I remember a conversation with a dear friend shortly after we started fostering. She asked me if I found myself putting up walls around my heart until we knew we get to keep the child forever. I immediately replied, “No. You just can’t. After you been up with them all night, lying beside their crib with an arm sticking through the side of the crib to keep your hand on their back because that’s the only way you can sleep. When you’ve rocked them to sleep and poured out your heart to God in prayer for this child. When you can’t leave the room because they scream in fear that they can’t see you. You just can’t put up a wall.”
Almost 2 years have gone by and we’ve had 11 kids come into our hearts and lives for a time since that conversation with my friend. If she were to ask me that same question today, my answer would be a little different.

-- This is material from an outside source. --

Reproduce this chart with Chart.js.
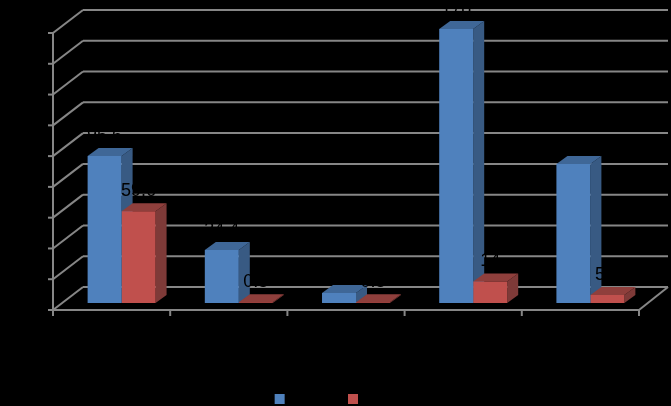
<!DOCTYPE html>
<html>
<head>
<meta charset="utf-8">
<style>
  html, body { margin: 0; padding: 0; background: #000; overflow: hidden; }
  canvas { display: block; }
</style>
<script src="https://cdn.jsdelivr.net/npm/chart.js@4"></script>
</head>
<body>
<canvas id="chart" width="671" height="406"></canvas>
<script>
// category and series names are black on black in the picture, so they stay blank.
// the legend spacing comes from the width of the blank names.
const categories = ['', '', '', '', ''];
const seriesNames = ['                ', '                      '];
const blueValues = [95.6, 34.4, 6.5, 178, 90.3];
const redValues = [59.6, 0.5, 0.5, 14, 5.2];
const yTicks = [0, 20, 40, 60, 80, 100, 120, 140, 160, 180];

const GRID = '#868686';
const faces = [
  { front: '#4F81BD', side: '#385A83', top: '#3F6797' },
  { front: '#C0504D', side: '#7E3A38', top: '#8F3F3C' },
];

function line(ctx, x1, y1, x2, y2) {
  ctx.beginPath();
  ctx.moveTo(x1, y1);
  ctx.lineTo(x2, y2);
  ctx.stroke();
}

function poly(ctx, pts, color) {
  ctx.fillStyle = color;
  ctx.beginPath();
  pts.forEach((p, i) => (i ? ctx.lineTo(p[0], p[1]) : ctx.moveTo(p[0], p[1])));
  ctx.closePath();
  ctx.fill();
}

// bars stand in the middle of the floor, walls are offset from that plane
const walls = {
  id: 'walls',
  beforeDatasetsDraw(chart) {
    const { ctx, scales: { x, y } } = chart;
    const step = x.width / categories.length;
    const left = x.left - 10, right = x.right - 10;
    ctx.save();
    ctx.strokeStyle = GRID;
    ctx.lineWidth = 2;
    yTicks.forEach(t => {
      const py = y.getPixelForValue(t);
      line(ctx, left, py + 7, left + 30, py - 16);
      line(ctx, left + 30, py - 16, right + 29, py - 16);
      line(ctx, left - 5, py + 7, left, py + 7);
    });
    const floor = y.getPixelForValue(0) + 7;
    line(ctx, left, y.getPixelForValue(180) + 7, left, floor + 6);
    line(ctx, left, floor, right, floor);
    line(ctx, right, floor, right + 29, floor - 23);
    categories.forEach((c, i) => {
      line(ctx, left + (i + 1) * step, floor, left + (i + 1) * step, floor + 6);
    });
    // side and top faces go first, so the red front covers the blue side
    chart.data.datasets.forEach((ds, i) => {
      chart.getDatasetMeta(i).data.forEach(bar => {
        const l = bar.x - bar.width / 2, r = bar.x + bar.width / 2;
        poly(ctx, [[r, bar.y], [r + 11, bar.y - 8], [r + 11, bar.base - 8], [r, bar.base]], faces[i].side);
        poly(ctx, [[l, bar.y], [l + 11, bar.y - 8], [r + 11, bar.y - 8], [r, bar.y]], faces[i].top);
      });
    });
    ctx.restore();
  },
  afterDatasetsDraw(chart) {
    const { ctx } = chart;
    ctx.save();
    ctx.fillStyle = '#000';
    ctx.font = '18px "Liberation Sans"';
    ctx.textAlign = 'center';
    ctx.textBaseline = 'middle';
    chart.data.datasets.forEach((ds, i) => {
      chart.getDatasetMeta(i).data.forEach((bar, j) => {
        ctx.fillText(String(ds.data[j]), bar.x, bar.y - 20);
      });
    });
    ctx.restore();
  },
};

new Chart(document.getElementById('chart').getContext('2d'), {
  type: 'bar',
  data: {
    labels: categories,
    datasets: [
      { label: seriesNames[0], data: blueValues, backgroundColor: faces[0].front },
      { label: seriesNames[1], data: redValues, backgroundColor: faces[1].front },
    ],
  },
  options: {
    responsive: false,
    animation: false,
    layout: { padding: { left: 63, right: 22, top: 26, bottom: -9 } },
    datasets: { bar: { barPercentage: 1, categoryPercentage: 0.58 } },
    scales: {
      x: {
        grid: { display: false },
        border: { display: false },
        ticks: { display: false },
        afterFit(scale) { scale.height = 86; },
      },
      y: {
        display: false,
        min: 0,
        max: 180,
      },
    },
    plugins: {
      tooltip: { enabled: false },
      legend: {
        position: 'bottom',
        labels: { boxWidth: 10, boxHeight: 10, padding: 4, color: '#000', font: { size: 12 } },
      },
    },
  },
  plugins: [walls],
});
</script>
</body>
</html>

“I don’t want to put walls around my heart, but it’s a real struggle not to. It’s selfish I know, but it hurts so much when they leave and not knowing where they are at or how they are doing is almost unbearable. It’s a moment by moment struggle to keep new walls from rising, to stop the ones already there from growing, and to tear them down. But I’m trying really hard to give them my whole heart.”
Grieving a loss is hard work and so painful. We are walking through this currently as a family; some days are good, and other days emotions are high and you can almost touch the pain surrounding us. It’s a process. As foster parents, this process is often compounded by the fact that we have another kiddo in our home. The pain we feel for the one that just left our home is also staring us in the face from within our home, as we fully recognize we could have to go through all over again if this precious baby leaves us too. So here come the walls, because the pain we feel now is one we don’t want to feel again, ever.
So how and why do we do it??? Somedays I seriously ponder this question and desperately want to just walk away. Yes, I know that sounds horrible and you’re probably judging me just a little, wondering how I could walk away from the most precious baby ever. Well, that precious baby girl is exactly what keeps us going.
Every time I’m in a mood where I want to quit or even the circumstances of her case are driving me insane, it never fails that one look upon her face moves me with compassion for her. Lately, Jesus words (He was moved with compassion for them”) speak to my heart so frequently as I try to navigate the hurt my own loss while I’m the primary caregiver of a small child who is trying to navigate her own loss. I’m so thankful for these words as they often come when Little Miss is having a moment of her own and I can’t figure out how to calm her and I’m starting to lose it myself. Not only do these words stir my heart, but they move me to compassion for her. They soften my demeanor and attitude. They keep the walls from rising and they send others crashing to the ground.
The other thing I’ve noticed that directly correlates to building and tearing down of these walls around my heart is prayer. I think we could all agree that this correlation can be applied to our lives in general. The more I pray for my foster kid, the walls get shorter and fewer. Whereas the less I pray for them, the bigger and stronger the walls get. I find this to be true with just about anything in my life. The things we need to pray about most for the sake of our own hearts, are the things that are often the hardest for us to pray about.
Today’s challenge is two-fold:
- Pray for a foster family you know personally. Pray for the walls of their hearts to come crashing down. Pray for them and their greif over the kids that are no longer in their home.
- This one’s going to get you: pray over that “thing” in your own life that you’ve been avoiding in your own prayer life. Ask God to begin tearing down the walls you’ve build about that “thing”.